# Density of classical states in quantum theory

Let's first treat electrons as classical objects. I can evaluate the classical energy of each state in a configurational space (3N real numbers and, say, spins) using just Coulomb's law.

Then I calculate the electronic wavefunction of the ground state, $\phi_0(\mathbf{r})$, in each point of the configurational space (classical state), which will give me the (square of amplitude...) probability density of each such classical state.

Combining these two results, I get the "density of classical states" of the ground state electronic wavefunction - the probability as a function of the classical energy, $c(E)$. I think this $c(E)$ might have some general features which might be used for speeding up post-Hartree-Fock (HF) quantum chemistry calculations.

I am not a theoretical physicists, therefore I do not know, how to ask Google / WoK, etc. Is there any study about this topic? Is there such an approach, and if so, what are its merits?

• You probably mean square not square root. What is "post-HF"? The ground state wavefunction is very complicated, and you would probably want to study density functional theory. – Ron Maimon Apr 20 '12 at 9:05
• DFT is an approximation often called an expensive RNG. I talk about some precise stuff, exact wavefunction. Not those coupled cluster or PIMC approximations. – Boris Apr 24 '12 at 14:23
• @Boris: DFT is exact. There is no approximation, until you introduce one for the exchange energy. And DFT is quite precise --- and that's from a theorist who dislikes it on aesthetic grounds, but grudgingly admits that its real world utility is undisputable. – genneth Apr 24 '12 at 15:28
• @genneth: DFT is exact only theoretically. noone has ever found correct functional. it is like telling that using configurational integral is exact solution, but it is just rephrasing the problem. – Boris May 9 '12 at 12:32

## 1 Answer

I think you should define your problem a little more precise. I now understand you have N particles of the same charge, probably confined to some region (otherwise they will dissipate to infinity). If there is some neutralizing background, then you are lead to "Wigner crystals".

Now - for the quantum problem - I assume you still want to treat N interacting quantum particles, in the same physical setup (some boundaries and -- if needed -- neutralizing background). This is generally a very difficult problem, and the HF-method you mention is one of the approaches.

Anyways -- your "wavefunction" is than a function of "3N" variables (3 for each constituent), and the "amplitude" of it is not very telling. You might project from it, to get "probability of finding a particle" at each place (x,y,z), and this is what most would consider to be probability density of the fluid (formed by the particles).
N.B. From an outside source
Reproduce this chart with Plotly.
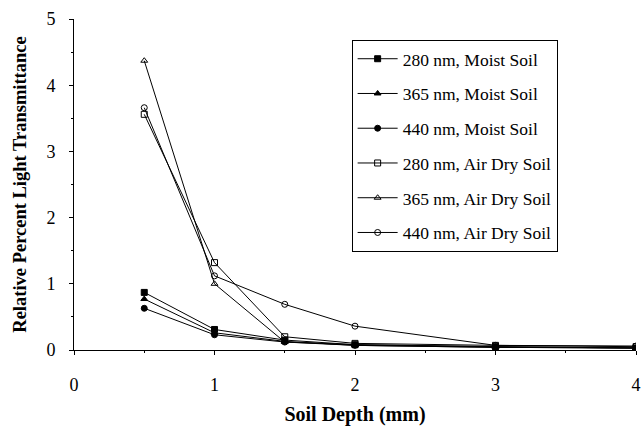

The above is for the ground state, that is the state of lowest energy, that is the lowest eigenvalue of the Hamiltonian. In general the system will have a complicated spectrum of excitations (think of simple atoms, like Helium, or Lithium, where the spectrum is already very rich, although you only have a few electrons). Due to the confinement, the spectrum will likely be discrete, i.e. will consist of (irregularly spaced) points on the real line. You might form a histogram of this set, and obtain an averaged distribution of energies = eigenvalues of Hamiltonian''; for one particle in a box with periodic "holes" you obtain a form of "crystalline band structure" in this way. For your fluid -- it will be rather difficult to obtain this information (I do not know how to compute such a spectrum in general, i.e. without assuming, that the system is rarefied, and that the interactions are weak).

But in general -- the quantum problem will not have much in common with energies of classical distributions of particles, I believe.